There is a very interesting legend behind the festival. Manoj retells the story, “According to legend, the Velip community had their settlement in the nearby forest of Sundalem where they used to worship Santeri, the mother goddess. People belonging to the Desai community, used to visit this goddess during the Shigmo and participate in the Zatra held there. Since organising the zatra and feeding the people was an expensive affair then, one year the Velip community informed the Desais that the festival is on the following day. As the Desais had already reached the venue with their offerings, they kept it there and returned home. The next day, when they went for the Zatra, they were told that it was already held. This made the Desais very angry and they pleaded to the goddess to leave her abode in Sundalem and come down with them to Balli.”

He further adds, “The goddess agreed to oblige only if a fruit was offered to her for every step. The Desais agreed and took the same coconuts that they had brought for the zatra and broke each cocnut for her steps.

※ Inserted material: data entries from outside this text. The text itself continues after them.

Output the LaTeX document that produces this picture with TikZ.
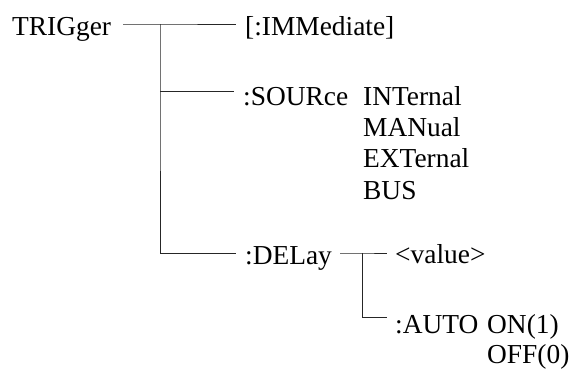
\documentclass[tikz,border=0pt]{standalone}
\usepackage{fontspec}
\setmainfont{Liberation Serif}
\begin{document}
\begin{tikzpicture}[x=1bp,y=-1bp,
  txt/.style={anchor=base west,inner sep=0pt,font=\fontsize{27.5}{32}\selectfont},
  conn/.style={draw=black!85,line width=0.9bp}]
\useasboundingbox (0,0) rectangle (573,373);
% texts
\node[txt] (trig) at (12,35) {TRIGger};
\node[txt] (imm) at (245,35) {[:IMMediate]};
\node[txt] (sour) at (243,105) {:SOURce};
\node[txt] (int) at (363,105) {INTernal};
\node[txt] (man) at (363,136) {MANual};
\node[txt] (ext) at (363,167) {EXTernal};
\node[txt] (bus) at (363,199) {BUS};
\node[txt] (del) at (245,264) {:DELay};
\node[txt] (val) at (395,263) {<value>};
\node[txt] (auto) at (395,333) {:AUTO};
\node[txt] (on) at (487,333) {ON(1)};
\node[txt] (off) at (487,363) {OFF(0)};
% junctions
\coordinate (t0) at (123,24);
\coordinate (ja) at (160,24);
\coordinate (ia) at (236,24);
\coordinate (jb) at (160,91);
\coordinate (sb) at (234,91);
\coordinate (jc) at (160,253);
\coordinate (dc) at (236,253);
\coordinate (d0) at (340,253);
\coordinate (jd) at (362,253);
\coordinate (vd) at (387,253);
\coordinate (je) at (362,317);
\coordinate (ae) at (387,317);
% connectors
\draw[conn] (t0) -- (ja) -- (ia);
\draw[conn] (ja) -- (jb) -- (jc);
\draw[conn] (jb) -- (sb);
\draw[conn] (jc) -- (dc);
\draw[conn] (d0) -- (jd) -- (vd);
\draw[conn] (jd) -- (je) -- (ae);
\end{tikzpicture}
\end{document}
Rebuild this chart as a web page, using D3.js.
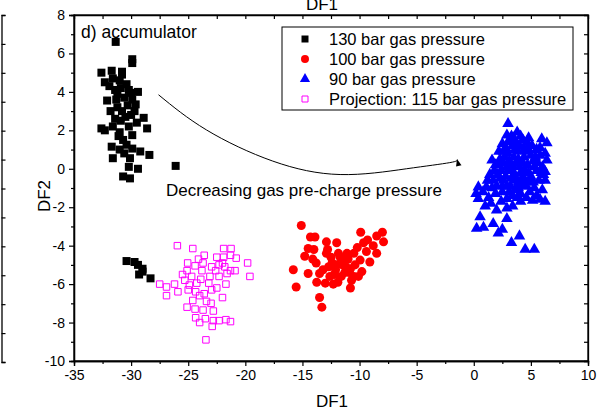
<!DOCTYPE html>
<html>
<head>
<meta charset="utf-8">
<script src="https://cdn.jsdelivr.net/npm/d3@7"></script>
<style>
  body { margin: 0; background: #fff; }
  text { font-family: "Liberation Sans", Arial, sans-serif; fill: #000; }
</style>
</head>
<body>
<script>
// chart data, [DF1, DF2]
const bar130 = [
  [-31.35, 6.6], [-29.9, 5.7], [-29.9, 5.5], [-32.6, 5.0], [-31.7, 5.1], [-30.8, 5.05],
  [-32.3, 4.5], [-31.6, 4.7], [-31.0, 4.6], [-30.8, 4.9], [-31.4, 4.1], [-30.2, 4.1],
  [-29.4, 4.0], [-30.9, 4.2], [-32.1, 3.55], [-31.3, 3.6], [-30.6, 3.7], [-29.9, 3.6],
  [-30.3, 3.3], [-31.8, 3.0], [-30.8, 3.0], [-29.7, 3.0], [-31.2, 3.2], [-30.0, 2.8],
  [-28.9, 2.65], [-32.6, 2.1], [-31.6, 2.2], [-30.9, 2.5], [-30.2, 2.2], [-29.5, 2.4],
  [-28.6, 2.1], [-31.1, 1.7], [-29.9, 1.75], [-30.7, 1.5], [-31.7, 1.15], [-31.0, 1.0],
  [-29.9, 1.05], [-29.2, 0.9], [-28.4, 0.72], [-31.6, 0.55], [-30.1, 0.55], [-30.2, 0.1],
  [-29.4, 0.0], [-30.7, -0.4], [-30.1, -0.5], [-26.1, 0.15], [-31.2, 3.9], [-30.5, 2.7],
  [-31.4, 2.6], [-30.4, 4.4], [-31.9, 4.3], [-30.0, 3.95], [-31.0, 1.9], [-30.4, 1.25],
  [-29.6, 3.35], [-32.3, 2.0], [-30.6, 0.8],
  [-30.4, -4.8], [-29.7, -4.85], [-29.4, -5.0], [-29.0, -5.2], [-29.3, -5.5], [-28.3, -5.7],
  [-29.0, -5.35]
]

const bar100 = [
  [-15.1, -2.95], [-14.3, -3.55], [-13.9, -3.55], [-9.9, -3.3], [-8.5, -3.5], [-12.9, -3.8],
  [-12.0, -3.85], [-9.65, -3.85], [-14.5, -4.15], [-8.8, -4.0], [-14.8, -4.55], [-14.1, -4.7],
  [-12.9, -4.4], [-11.85, -4.4], [-10.5, -4.4], [-9.4, -4.3], [-8.5, -4.4], [-12.4, -4.9],
  [-11.4, -4.85], [-9.95, -4.75], [-9.1, -4.85], [-13.2, -5.25], [-12.1, -5.25], [-10.8, -5.2],
  [-9.8, -5.35], [-15.8, -5.25], [-14.5, -5.45], [-13.5, -5.45], [-12.6, -5.6], [-11.6, -5.6],
  [-10.5, -5.6], [-13.75, -5.9], [-13.0, -5.95], [-10.7, -5.8], [-10.1, -5.6], [-15.55, -6.15],
  [-10.8, -6.2], [-13.5, -6.7], [-13.3, -7.2], [-8.0, -3.3], [-7.9, -3.8], [-12.0, -5.0],
  [-11.2, -5.1], [-12.5, -4.6], [-11.0, -4.7], [-11.9, -5.9], [-12.3, -6.0], [-11.3, -5.4],
  [-13.8, -4.9], [-10.2, -4.1], [-11.7, -4.6], [-12.2, -5.5], [-11.5, -5.0], [-10.9, -5.4],
  [-12.7, -5.1], [-11.1, -4.4], [-12.8, -4.2], [-10.4, -5.0], [-9.3, -3.7], [-14.0, -4.2]
]

const bar90 = [
  [3.0, 2.35], [3.8, 1.9], [2.9, 1.75], [5.95, 1.55], [4.65, 1.4], [6.4, 1.35], [1.6, 0.45],
  [6.25, 0.8], [6.4, 0.45], [6.25, -0.15], [6.25, -0.6], [2.3, -0.5], [1.7, -0.6], [0.4, -0.95],
  [1.1, -0.95], [0.4, -1.55], [1.3, -1.5], [1.9, -1.3], [2.9, -1.55], [3.8, -1.5], [4.1, -1.7],
  [5.15, -1.65], [6.25, -1.7], [1.0, -1.95], [2.0, -2.15], [2.9, -2.05], [3.4, -1.95],
  [0.55, -2.5], [2.9, -2.6], [1.7, -2.85], [0.25, -3.1], [0.85, -3.05], [2.5, -3.15],
  [2.15, -3.35], [4.0, -3.5], [3.3, -3.85], [4.5, -4.2], [5.3, -4.2],
  [2.5, 1.3], [3.2, 1.5], [4.0, 1.2], [4.8, 0.9], [5.5, 1.0], [2.2, 0.9], [3.0, 0.8], [3.6, 1.0],
  [4.4, 0.6], [5.2, 0.4], [5.8, 0.7], [1.9, 0.2], [2.6, 0.3], [3.3, 0.2], [4.0, 0.1], [4.7, 0.2],
  [5.5, -0.1], [6.0, 0.1], [2.1, -0.3], [2.8, -0.4], [3.5, -0.3], [4.2, -0.5], [5.0, -0.4],
  [5.7, -0.6], [2.5, -0.9], [3.2, -0.9], [3.9, -1.0], [4.6, -0.9], [5.3, -1.0], [6.0, -1.1],
  [3.5, 0.6], [4.3, 1.5], [2.8, 1.1], [3.9, 0.5], [4.5, -0.1], [3.0, -0.1], [2.4, -0.1],
  [5.1, 1.2], [3.6, -0.6], [4.9, -0.7], [5.6, 0.3], [3.3, 1.7], [2.0, -0.9], [1.4, -0.3],
  [6.1, -0.3], [4.4, 1.0], [3.7, 1.3], [2.7, 0.6], [5.4, 0.6], [4.1, -1.3], [3.1, -1.2],
  [5.5, -1.4], [1.2, -0.6],
  [3.4, 1.2], [3.9, 0.9], [4.7, 1.1], [2.6, 0.9], [3.1, 0.4], [3.7, 0.3], [4.3, 0.3], [5.0, 0.7],
  [2.3, 0.5], [2.9, 0.1], [3.4, -0.1], [4.1, -0.2], [4.8, -0.2], [5.3, 0.1], [2.6, -0.6],
  [3.3, -0.5], [3.9, -0.7], [4.5, -0.6], [5.2, -0.7], [2.9, -0.9], [3.6, -1.1], [4.3, -0.9],
  [4.9, -1.2], [1.8, -0.1], [2.2, 0.2], [5.9, -0.2], [5.8, 1.1], [3.5, 1.6], [4.1, 1.7],
  [2.5, -1.2], [0.8, -1.2], [1.6, -1.0], [3.4, -1.4], [4.6, -1.5], [0.2, -1.3], [1.5, -1.8],
  [2.4, -1.7], [5.8, -1.6], [3.0, 1.4], [4.8, 1.6]
]

const proj115 = [
  [-25.95, -4.0], [-24.6, -4.15], [-23.6, -4.5], [-21.9, -4.15], [-21.25, -4.15], [-21.3, -4.5],
  [-20.8, -4.65], [-19.8, -4.9], [-22.0, -4.9], [-25.05, -4.9], [-24.4, -5.05], [-23.7, -4.9],
  [-22.95, -5.1], [-21.8, -5.1], [-21.3, -5.3], [-20.9, -5.3], [-25.1, -5.3], [-23.8, -5.3],
  [-21.6, -5.45], [-19.6, -5.6], [-24.7, -5.6], [-23.9, -5.75], [-23.1, -5.6], [-22.3, -5.6],
  [-25.3, -5.8], [-24.25, -5.95], [-23.2, -5.95], [-27.5, -6.0], [-26.9, -6.15], [-26.2, -6.0],
  [-21.7, -6.0], [-25.0, -6.3], [-24.35, -6.4], [-23.6, -6.5], [-22.95, -6.3], [-25.9, -6.4],
  [-26.9, -6.6], [-24.6, -6.85], [-23.4, -6.9], [-22.0, -6.7], [-25.1, -7.2], [-24.4, -7.3],
  [-23.7, -7.35], [-22.8, -7.4], [-24.35, -7.75], [-23.5, -7.8], [-22.8, -7.9], [-22.3, -7.9],
  [-21.7, -7.85], [-21.3, -7.95], [-24.0, -8.0], [-22.9, -8.2], [-23.45, -8.9], [-22.5, -4.6],
  [-22.6, -5.3], [-24.1, -4.7], [-25.5, -5.5], [-24.9, -6.05], [-22.5, -6.2], [-23.0, -7.0],
  [-24.0, -6.6], [-21.9, -4.6], [-22.3, -5.0]
]

const legendLabels = ['130 bar gas pressure', '100 bar gas pressure', '90 bar gas pressure', 'Projection: 115 bar gas pressure']
const xTicks = [-35, -30, -25, -20, -15, -10, -5, 0, 5, 10]
const yTicks = [-10, -8, -6, -4, -2, 0, 2, 4, 6, 8]
// arrow path, in data units
const arrowPts = [[-27.6, 3.85], [-23.4, 2.02], [-17.6, 0.4], [-11.7, -0.3], [-5.9, 0.0], [-2.1, 0.32], [-1.45, 0.47]]

const width = 598
const height = 411
const margin = {top: 15, right: 10, bottom: 50, left: 74}

const x = d3.scaleLinear().domain([-35, 10]).range([margin.left, width - margin.right])
const y = d3.scaleLinear().domain([-10, 8]).range([height - margin.bottom, margin.top])

const svg = d3.select('body').append('svg')
    .attr('width', width)
    .attr('height', height)

const fmt = (d) => String(d)
const x0 = margin.left, x1 = width - margin.right
const y0 = height - margin.bottom, y1 = margin.top

// piece of the neighbouring panel's axis at the left edge
const edge = d3.scaleLinear().domain([0, 12]).range([y0 + 1, y1])
svg.append('g')
    .attr('transform', 'translate(1.5,0)')
    .call(d3.axisRight(edge).ticks(12).tickSize(4).tickFormat(''))

// top label from panel above (cut off there too)
svg.append('text')
    .attr('x', 322).attr('y', 10)
    .attr('text-anchor', 'middle')
    .style('font-size', '17px')
    .text('DF1')

// frame
svg.append('rect')
    .attr('x', x0).attr('y', y1)
    .attr('width', x1 - x0).attr('height', y0 - y1)
    .attr('fill', 'none').attr('stroke', '#000').attr('stroke-width', 1.3)

// bottom axis
const xMinor = d3.range(-32.5, 10, 5)
svg.append('g')
    .attr('class', 'axis')
    .attr('transform', `translate(0,${y0})`)
    .call(d3.axisBottom(x).tickValues(xTicks).tickSize(5).tickPadding(4).tickFormat(fmt))
svg.append('g')
    .attr('transform', `translate(0,${y0})`)
    .call(d3.axisBottom(x).tickValues(xMinor).tickSize(3).tickFormat(''))

// left axis
const yMinor = d3.range(-9, 8, 2)
svg.append('g')
    .attr('class', 'axis')
    .attr('transform', `translate(${x0},0)`)
    .call(d3.axisLeft(y).tickValues(yTicks).tickSize(5).tickPadding(4).tickFormat(fmt))
svg.append('g')
    .attr('transform', `translate(${x0},0)`)
    .call(d3.axisLeft(y).tickValues(yMinor).tickSize(3).tickFormat(''))

// top axis, ticks pointing in
svg.append('g')
    .attr('transform', `translate(0,${y1})`)
    .call(d3.axisBottom(x).tickValues(d3.range(-32.5, 10, 2.5)).tickSize(4).tickFormat(''))

// right axis, ticks pointing in
svg.append('g')
    .attr('transform', `translate(${x1},0)`)
    .call(d3.axisLeft(y).tickValues(d3.range(-9, 8, 1)).tickSize(4).tickFormat(''))

svg.selectAll('.domain').attr('stroke', '#000').attr('stroke-width', 1.3)
svg.selectAll('.tick line').attr('stroke', '#000').attr('stroke-width', 1.2)
svg.selectAll('.axis text').style('font-size', '14px').attr('fill', '#000')

// axis titles
svg.append('text')
    .attr('x', 332).attr('y', 407)
    .attr('text-anchor', 'middle')
    .style('font-size', '17px')
    .text('DF1')

svg.append('text')
    .attr('transform', 'translate(50,196) rotate(-90)')
    .attr('text-anchor', 'middle')
    .style('font-size', '17px')
    .text('DF2')

svg.append('text')
    .attr('x', 81).attr('y', 38)
    .style('font-size', '17.5px')
    .text('d) accumulator')

// arrow
svg.append('defs').append('marker')
    .attr('id', 'head')
    .attr('viewBox', '0 0 10 10')
    .attr('refX', 9).attr('refY', 5)
    .attr('markerWidth', 13).attr('markerHeight', 7)
    .attr('markerUnits', 'userSpaceOnUse')
    .attr('orient', 'auto')
  .append('path')
    .attr('d', 'M0,1L10,5L0,9Z')
    .attr('fill', '#000')

const arrowLine = d3.line()
    .x((d) => x(d[0]))
    .y((d) => y(d[1]))
    .curve(d3.curveNatural)

svg.append('path')
    .datum(arrowPts)
    .attr('d', arrowLine)
    .attr('fill', 'none')
    .attr('stroke', '#000')
    .attr('stroke-width', 1)
    .attr('marker-end', 'url(#head)')

svg.append('text')
    .attr('x', 166).attr('y', 196)
    .style('font-size', '17px')
    .text('Decreasing gas pre-charge pressure')

// scatter
const sq = d3.symbol().type(d3.symbolSquare).size(64)
const circ = d3.symbol().type(d3.symbolCircle).size(64)
const tri = d3.symbol().type(d3.symbolTriangle).size(58)
const osq = d3.symbol().type(d3.symbolSquare).size(42)

svg.append('g').selectAll('path')
  .data(bar130).join('path')
    .attr('transform', (d) => `translate(${x(d[0])},${y(d[1])})`)
    .attr('d', sq)
    .attr('fill', '#000')

svg.append('g').selectAll('path')
  .data(bar100).join('path')
    .attr('transform', (d) => `translate(${x(d[0])},${y(d[1])})`)
    .attr('d', circ)
    .attr('fill', '#ff0000')

svg.append('g').selectAll('path')
  .data(bar90).join('path')
    .attr('transform', (d) => `translate(${x(d[0])},${y(d[1])})`)
    .attr('d', tri)
    .attr('fill', '#0000ff')

svg.append('g').selectAll('path')
  .data(proj115).join('path')
    .attr('transform', (d) => `translate(${x(d[0])},${y(d[1])})`)
    .attr('d', osq)
    .attr('fill', 'none')
    .attr('stroke', '#ff00ff')
    .attr('stroke-width', 1)

// legend
const legend = svg.append('g').attr('transform', 'translate(282,27)')
legend.append('rect')
    .attr('width', 291).attr('height', 83)
    .attr('fill', '#fff').attr('stroke', '#000').attr('stroke-width', 1)

const legendSym = [
  {d: d3.symbol().type(d3.symbolSquare).size(49)(), fill: '#000', stroke: 'none'},
  {d: d3.symbol().type(d3.symbolCircle).size(50)(), fill: '#ff0000', stroke: 'none'},
  {d: d3.symbol().type(d3.symbolTriangle).size(45)(), fill: '#0000ff', stroke: 'none'},
  {d: d3.symbol().type(d3.symbolSquare).size(36)(), fill: 'none', stroke: '#ff00ff'}
]

const rows = legend.selectAll('g.row')
  .data(legendLabels).join('g')
    .attr('class', 'row')
    .attr('transform', (d, i) => `translate(0,${12 + i * 20})`)

rows.append('path')
    .attr('transform', 'translate(23,0)')
    .attr('d', (d, i) => legendSym[i].d)
    .attr('fill', (d, i) => legendSym[i].fill)
    .attr('stroke', (d, i) => legendSym[i].stroke)

rows.append('text')
    .attr('x', 47).attr('y', 6)
    .style('font-size', '16.5px')
    .text((d) => d)
</script>
</body>
</html>
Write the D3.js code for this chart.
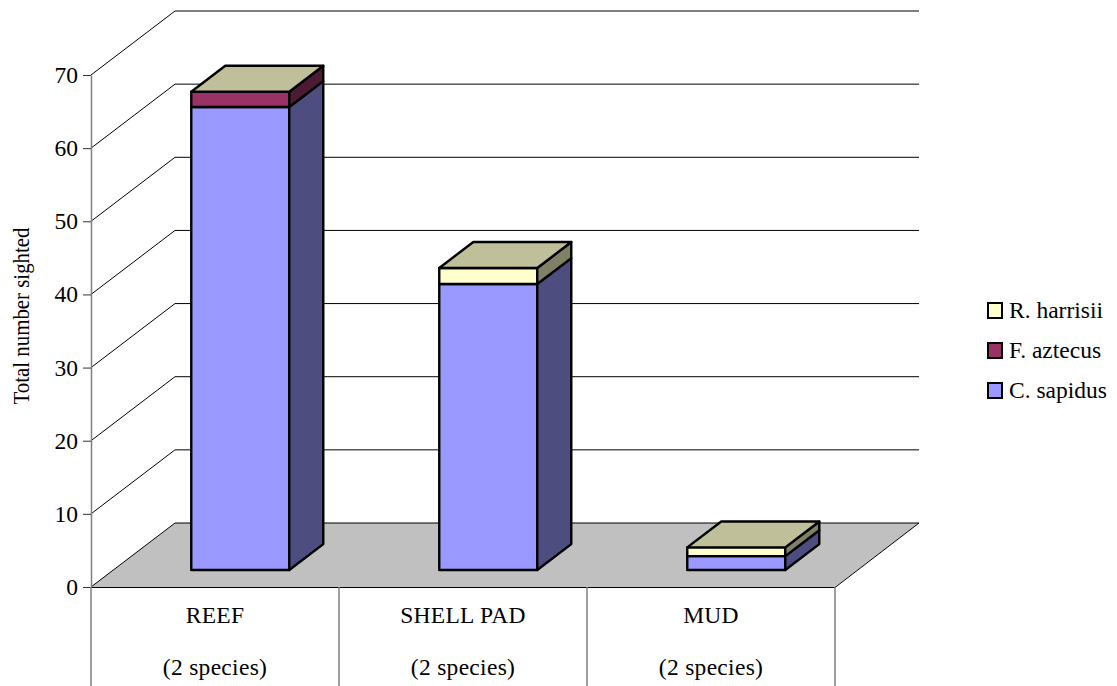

However, they were not enough. Since they were passing through a dense forest, they started offering her the seasonal fruits from the trees. 

The goddess decided to rest and didn’t want to proceed so the Desais offered to give her a sacrifice that was called Potchem and Fatchem- the blood of elderly person and a young boy respectively, the ritual which now involves the penance by Gades and Lhann Gades. She agreed and proceeded to the current place of the temple. This tradition of celebrating Shidiyo is strongly followed by the villagers.” 

Since the Desai families offered fruits to the goddess, they earned the title of Phal to their surname. “All the families who have the surname Phal Desais will find their origins in this village,” says Manoj. The festival will be held today at the temple, Shree Shantadurga Ballikarin Saunsthan, Balli.